The answer is ‘yes' if it is from Rettaisuzhi director Thamira, who took the cue from his grandmother: . “She inspired me. Her beetle nut box has thousands of princes and princesses who often transform children into the world of fantasy.” .

Born as Sheik Dawood at Moolakaraipatti near Tirunelveli, he nurtured his love for cinema especially the art of storytelling. After completing B.Sc(Zoology), he joined PG Journalism in Madurai Kamaraj University. His love for cinema and storytelling found him a job in a Tamil cinema magazine ‘Pommai.' Later, he freelanced for various cinema magazines.

“Though I love cinema, my entry into filmdom involved a series of processes,” he shares.

Storyteller

He started as a storyteller and found immense success like his grandma. Next he channelised his creative mind to pen down his ideas into short stories.

Sheik Dawood transformed into Thamira, after the ever flowing Thamiraparani River and published his short story collectiontitled ‘Parvathamalaiyil Rajakumari.'

His passionate search for opportunities positioned him as a dialogue and script writer for television serials like ‘Sahana,' ‘Anni' and ‘Manaivi' and many of K. Balachander's micro serials. “I was with KB sir for eight years working for these serials as script and screenplay writer,” he says.

Besides, he also penned dialogues for Tamil film ‘Poi' and screen plays for Kannada films namely ‘Amirthathare' and ‘Mathadu Mathadu Malligae.'

In KB school

His stint with KB and association with Bharathiraja during Eelam issue helped Thamira to approach and convince the doyens.

“My association with the stalwarts made my job easy and directing them gave me confidence. I could manage any crew thereafter,” he says, adding, “attitude makes the difference”.

“Good attitude make good things happen. Creativity and creation alone can not make you successful. Only when coupled with good attitude and values, it takes you to greater heights,” he asserts.

Filmmaking gave him a new experience starting from the test shoot for 500 children.. Only 22 could make it. But Rettaisuzhi is not a children's film, he quickly follows. . “It is children-centric because 22 children aged between six to 16 years have acted in it.”

“We have not created space for children's literature. . We believe in caning children and not understanding them. Any creative work for children is always aided with super natural powers,” he explains.

Are the children in the film too smart for their age? “Those who say so, I feel, have failed to observe and watch today's children and their development.”

Flowing narrative

Though the baseline of the story is a kind of cliché (feud between two families), Thamira tells his story in free-flow narrative sans twists and turns unlike other Tamil films . He says he wants his audience to leave behind their worries and heartily laugh while watching the film. “I think I have been successful,” he smiles.

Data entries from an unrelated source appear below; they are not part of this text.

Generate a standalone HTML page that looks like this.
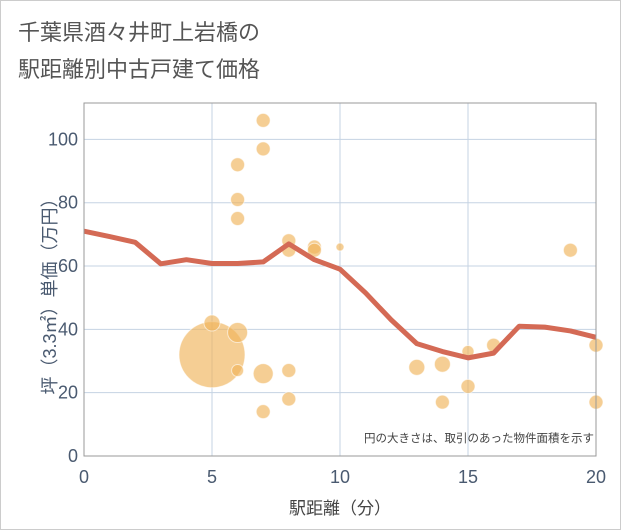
<!DOCTYPE html>
<html><head><meta charset="utf-8"><style>
body{margin:0;background:#fff;font-family:"Liberation Sans","Noto Sans CJK JP",sans-serif}
#wrap{position:relative;width:619px;height:528px;border:1px solid #ccc;overflow:hidden}
</style></head><body>
<div id="wrap">
<svg id="svg" width="621" height="530" style="position:absolute;left:-1px;top:-1px">
<text x="18" y="40" font-size="22" fill="#555">千葉県酒々井町上岩橋の</text>
<text x="18" y="77" font-size="22" fill="#555">駅距離別中古戸建て価格</text>
<g id="grid"></g>
<g id="bubbles"></g>
<g id="line"></g>
<g id="axes"></g>
<text x="594" y="442" font-size="11.5" fill="#444" text-anchor="end">円の大きさは、取引のあった物件面積を示す</text>
<text x="340" y="514" font-size="17" fill="#444" text-anchor="middle">駅距離（分）</text>
<text transform="translate(56,292) rotate(-90)" font-size="18" fill="#4a5a70" text-anchor="middle">坪（3.3㎡）単価（万円）</text>
</svg>
</div>
<script>
const xTicks=[0,5,10,15,20];
const yTicks=[0,20,40,60,80,100];
const lineX=[0,1,2,3,4,5,6,7,8,9,10,11,12,13,14,15,16,17,18,19,20];
const lineY=[71,69.3,67.5,60.7,62,60.8,60.8,61.3,67,62,59,51.5,43,35.5,33,31,32.5,41,40.7,39.5,37.5];
const bubX=[5,5,6,6,6,6,6,7,7,7,7,8,8,8,8,9,9,10,13,14,14,15,15,16,19,20,20];
const bubY=[32,42,39,27,92,81,75,106,97,26,14,68,65,27,18,66,65,66,28,29,17,33,22,35,65,35,17];
const bubR=[33,8,10,6,7,7,7,7,7,10,7,7,7,7,7,7,7,4,8,8,7,6,7,7,7,7,7];
const X0=84,X1=596,Y0=456,Y1=103,YMAX=111.5;
const sx=v=>X0+(v/20)*(X1-X0);
const sy=v=>Y0-(v/YMAX)*(Y0-Y1);
const NS="http://www.w3.org/2000/svg";
function mk(t,a,p){const e=document.createElementNS(NS,t);for(const k in a)e.setAttribute(k,a[k]);p.appendChild(e);return e;}
const grid=document.getElementById('grid'),axes=document.getElementById('axes');
let r=mk('rect',{x:X0,y:Y1,width:X1-X0,height:Y0-Y1,fill:'none',stroke:'#999'},axes);


xTicks.forEach(v=>{
 const l=mk('line',{x1:sx(v),x2:sx(v),y1:Y1,y2:Y0,stroke:'#c5d3e3'},grid);
 
 
 const t=mk('text',{x:sx(v),y:Y0+27,'font-size':18,fill:'#4a5a70','text-anchor':'middle'},axes);
 t.textContent=v;
 
 
});
yTicks.forEach(v=>{
 const l=mk('line',{x1:X0,x2:X1,y1:sy(v),y2:sy(v),stroke:'#c5d3e3'},grid);
 
 
 const t=mk('text',{x:X0-6,y:sy(v)+6,'font-size':18,fill:'#4a5a70','text-anchor':'end'},axes);
 t.textContent=v;
 
 
});
const bg=document.getElementById('bubbles');
bubX.forEach((x,i)=>{
 const c=mk('circle',{cx:sx(x),cy:sy(bubY[i]),r:bubR[i],fill:'rgba(240,180,90,0.65)',stroke:'rgba(255,255,255,0.6)'},bg);
 
 
});
const pts=lineX.map((x,i)=>sx(x)+','+sy(lineY[i])).join(' ');
const pl=mk('polyline',{points:pts,fill:'none',stroke:'#d46a55',"stroke-width":5,"stroke-linejoin":'round'},document.getElementById('line'));


</script>
</body></html>
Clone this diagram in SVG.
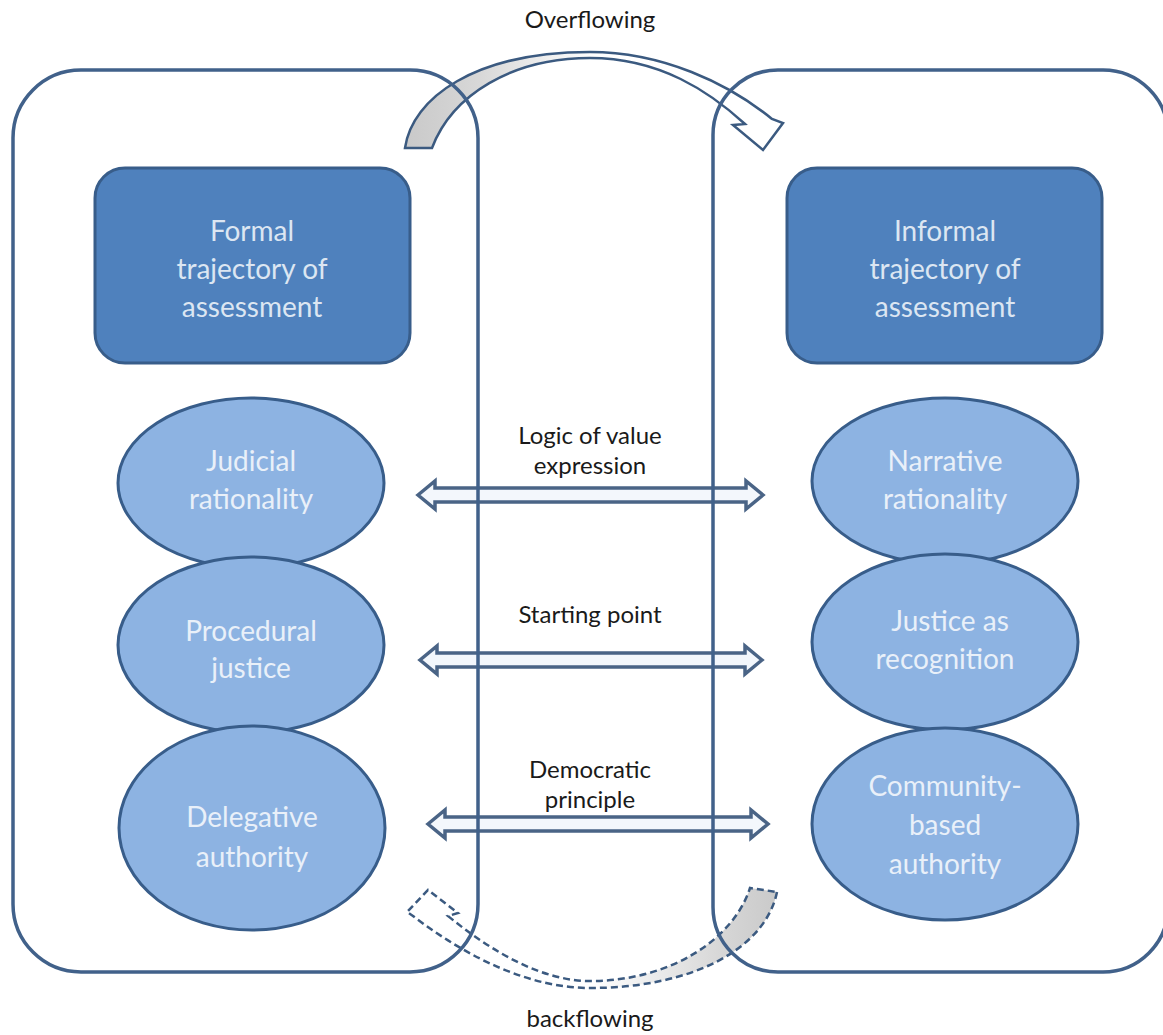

Is Rettaichuzhi box-office hit? Yes, he nods. The presence stalwarts created a great hype for the film but the pirated CDs played spoil sport.

Talking about the influx of silver screen heroines into small screen and small screen directors into silver screen, Thamira says serials are like certificates for directors to gain entry into Kollywood whereas for heroines, it is commercial. People can easily associate themselves with the heroine, as they have been watching her in films.

Though Tamira believes that his 13-year-old son would have perfectly matched a character in his new project, he could not rope him in because his wife is “against their children getting grease painted.

Future projects

As director, he is working on his next film ‘Aanmai Thavarel' and as writer on his next collection of short stories ‘Kuttammavin Kirukkal.' He plans to release the book before he starts shooting for his second film. Talks are also on for Telegu remake of Rettaisuzhi.

“My father tried to become a film singer in the 69s but in vain. I have made it and this is my debut as a director. In the past, I have only been dialogue, screenplay and script writer.

Signing off, he shares a secret: “Storyline in most films is the same. Only the way of narrating situations with perfect props makes the difference. And, I am determined to make that difference.”